◆ **What is needed**
Print all of the lines exactly. Any picture among them stays out.

◆ **Given material**
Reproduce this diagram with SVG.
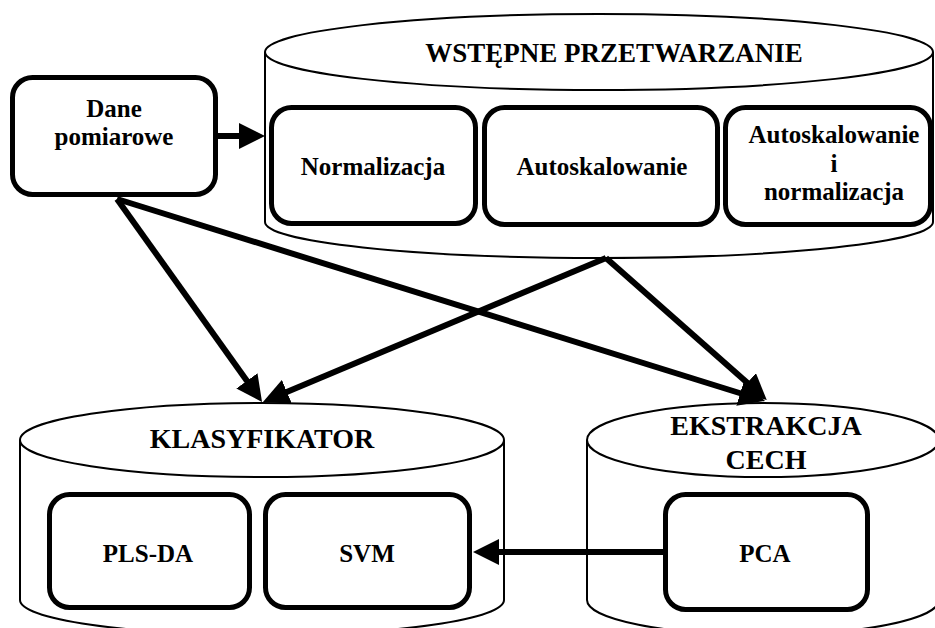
<svg xmlns="http://www.w3.org/2000/svg" width="935" height="628" viewBox="0 0 935 628" font-family="'Liberation Serif', 'Times New Roman', serif">
<style>
.cyl{fill:#fff;stroke:#000;stroke-width:2}
.box{fill:#fff;stroke:#000;stroke-width:5}
text{font-family:'Liberation Serif','Times New Roman',serif;font-weight:bold;font-size:25px;text-anchor:middle;fill:#000}
.h{font-size:28px}
.c{fill:none;stroke:#000;stroke-width:6}
</style>
<defs>
<marker id="ah" viewBox="0 0 26 26" refX="6" refY="13" markerWidth="26" markerHeight="26" markerUnits="userSpaceOnUse" orient="auto">
<path d="M0,0 L26,13 L0,26 Z" fill="#000"/>
</marker>
</defs>
<rect width="935" height="628" fill="#fff"/>

<g id="wstepne">
<path class="cyl" d="M265,52 L265,222 A334,36 0 0 0 933,222 L933,52"/>
<ellipse class="cyl" cx="599" cy="52" rx="334" ry="38"/>
<text x="614" y="62" style="font-size:27px">WSTĘPNE PRZETWARZANIE</text>
</g>
<g id="normalizacja">
<rect class="box" x="271.5" y="107.5" width="204" height="116" rx="20"/>
<text x="373" y="175">Normalizacja</text>
</g>
<g id="autoskalowanie">
<rect class="box" x="484.5" y="107.5" width="233" height="117" rx="20"/>
<text x="602" y="175">Autoskalowanie</text>
</g>
<g id="autoskal-norm">
<rect class="box" x="725.5" y="107.5" width="205" height="117" rx="20"/>
<text x="834" y="143">Autoskalowanie</text>
<text x="834" y="172">i</text>
<text x="834" y="200">normalizacja</text>
</g>

<g id="dane">
<rect class="box" x="12.5" y="77.5" width="203" height="117" rx="20"/>
<text x="114" y="117">Dane</text>
<text x="114" y="145">pomiarowe</text>
</g>

<g id="klasyfikator">
<path class="cyl" d="M20,440 L20,600 A242,35 0 0 0 504,600 L504,440"/>
<ellipse class="cyl" cx="262" cy="440" rx="242" ry="37"/>
<text class="h" x="262" y="448">KLASYFIKATOR</text>
</g>
<g id="plsda">
<rect class="box" x="49.5" y="494.5" width="200" height="113" rx="20"/>
<text x="148" y="562">PLS-DA</text>
</g>
<g id="svm">
<rect class="box" x="265.5" y="494.5" width="204" height="113" rx="20"/>
<text x="367" y="562">SVM</text>
</g>

<g id="ekstrakcja">
<path class="cyl" d="M587,440 L587,600 A176,35 0 0 0 939,600 L939,440"/>
<ellipse class="cyl" cx="763" cy="440" rx="176" ry="37"/>
<text class="h" x="766" y="435">EKSTRAKCJA</text>
<text class="h" x="766" y="469">CECH</text>
</g>
<g id="pca">
<rect class="box" x="665.5" y="494.5" width="202" height="115" rx="20"/>
<text x="765" y="562">PCA</text>
</g>

<g id="connectors">
<line class="c" x1="218" y1="136" x2="245" y2="136" marker-end="url(#ah)"/>
<line class="c" x1="663" y1="552" x2="493" y2="552" marker-end="url(#ah)"/>
<line class="c" x1="117" y1="199" x2="250.4" y2="385.7" marker-end="url(#ah)"/>
<line class="c" x1="606" y1="258" x2="281.4" y2="394.2" marker-end="url(#ah)"/>
<line class="c" x1="117" y1="199" x2="745.9" y2="395" marker-end="url(#ah)"/>
<line class="c" x1="606" y1="258" x2="751.8" y2="386.8" marker-end="url(#ah)"/>
</g>
</svg>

◆ **Exercise response**
Reproduce this diagram with SVG.
<svg xmlns="http://www.w3.org/2000/svg" width="935" height="628" viewBox="0 0 935 628" font-family="'Liberation Serif', 'Times New Roman', serif">
<style>
.cyl{fill:#fff;stroke:#000;stroke-width:2}
.box{fill:#fff;stroke:#000;stroke-width:5}
text{font-family:'Liberation Serif','Times New Roman',serif;font-weight:bold;font-size:25px;text-anchor:middle;fill:#000}
.h{font-size:28px}
.c{fill:none;stroke:#000;stroke-width:6}
</style>
<defs>
<marker id="ah" viewBox="0 0 26 26" refX="6" refY="13" markerWidth="26" markerHeight="26" markerUnits="userSpaceOnUse" orient="auto">
<path d="M0,0 L26,13 L0,26 Z" fill="#000"/>
</marker>
</defs>
<rect width="935" height="628" fill="#fff"/>

<g id="wstepne">
<path class="cyl" d="M265,52 L265,222 A334,36 0 0 0 933,222 L933,52"/>
<ellipse class="cyl" cx="599" cy="52" rx="334" ry="38"/>
<text x="614" y="62" style="font-size:27px">WSTĘPNE PRZETWARZANIE</text>
</g>
<g id="normalizacja">
<rect class="box" x="271.5" y="107.5" width="204" height="116" rx="20"/>
<text x="373" y="175">Normalizacja</text>
</g>
<g id="autoskalowanie">
<rect class="box" x="484.5" y="107.5" width="233" height="117" rx="20"/>
<text x="602" y="175">Autoskalowanie</text>
</g>
<g id="autoskal-norm">
<rect class="box" x="725.5" y="107.5" width="205" height="117" rx="20"/>
<text x="834" y="143">Autoskalowanie</text>
<text x="834" y="172">i</text>
<text x="834" y="200">normalizacja</text>
</g>

<g id="dane">
<rect class="box" x="12.5" y="77.5" width="203" height="117" rx="20"/>
<text x="114" y="117">Dane</text>
<text x="114" y="145">pomiarowe</text>
</g>

<g id="klasyfikator">
<path class="cyl" d="M20,440 L20,600 A242,35 0 0 0 504,600 L504,440"/>
<ellipse class="cyl" cx="262" cy="440" rx="242" ry="37"/>
<text class="h" x="262" y="448">KLASYFIKATOR</text>
</g>
<g id="plsda">
<rect class="box" x="49.5" y="494.5" width="200" height="113" rx="20"/>
<text x="148" y="562">PLS-DA</text>
</g>
<g id="svm">
<rect class="box" x="265.5" y="494.5" width="204" height="113" rx="20"/>
<text x="367" y="562">SVM</text>
</g>

<g id="ekstrakcja">
<path class="cyl" d="M587,440 L587,600 A176,35 0 0 0 939,600 L939,440"/>
<ellipse class="cyl" cx="763" cy="440" rx="176" ry="37"/>
<text class="h" x="766" y="435">EKSTRAKCJA</text>
<text class="h" x="766" y="469">CECH</text>
</g>
<g id="pca">
<rect class="box" x="665.5" y="494.5" width="202" height="115" rx="20"/>
<text x="765" y="562">PCA</text>
</g>

<g id="connectors">
<line class="c" x1="218" y1="136" x2="245" y2="136" marker-end="url(#ah)"/>
<line class="c" x1="663" y1="552" x2="493" y2="552" marker-end="url(#ah)"/>
<line class="c" x1="117" y1="199" x2="250.4" y2="385.7" marker-end="url(#ah)"/>
<line class="c" x1="606" y1="258" x2="281.4" y2="394.2" marker-end="url(#ah)"/>
<line class="c" x1="117" y1="199" x2="745.9" y2="395" marker-end="url(#ah)"/>
<line class="c" x1="606" y1="258" x2="751.8" y2="386.8" marker-end="url(#ah)"/>
</g>
</svg>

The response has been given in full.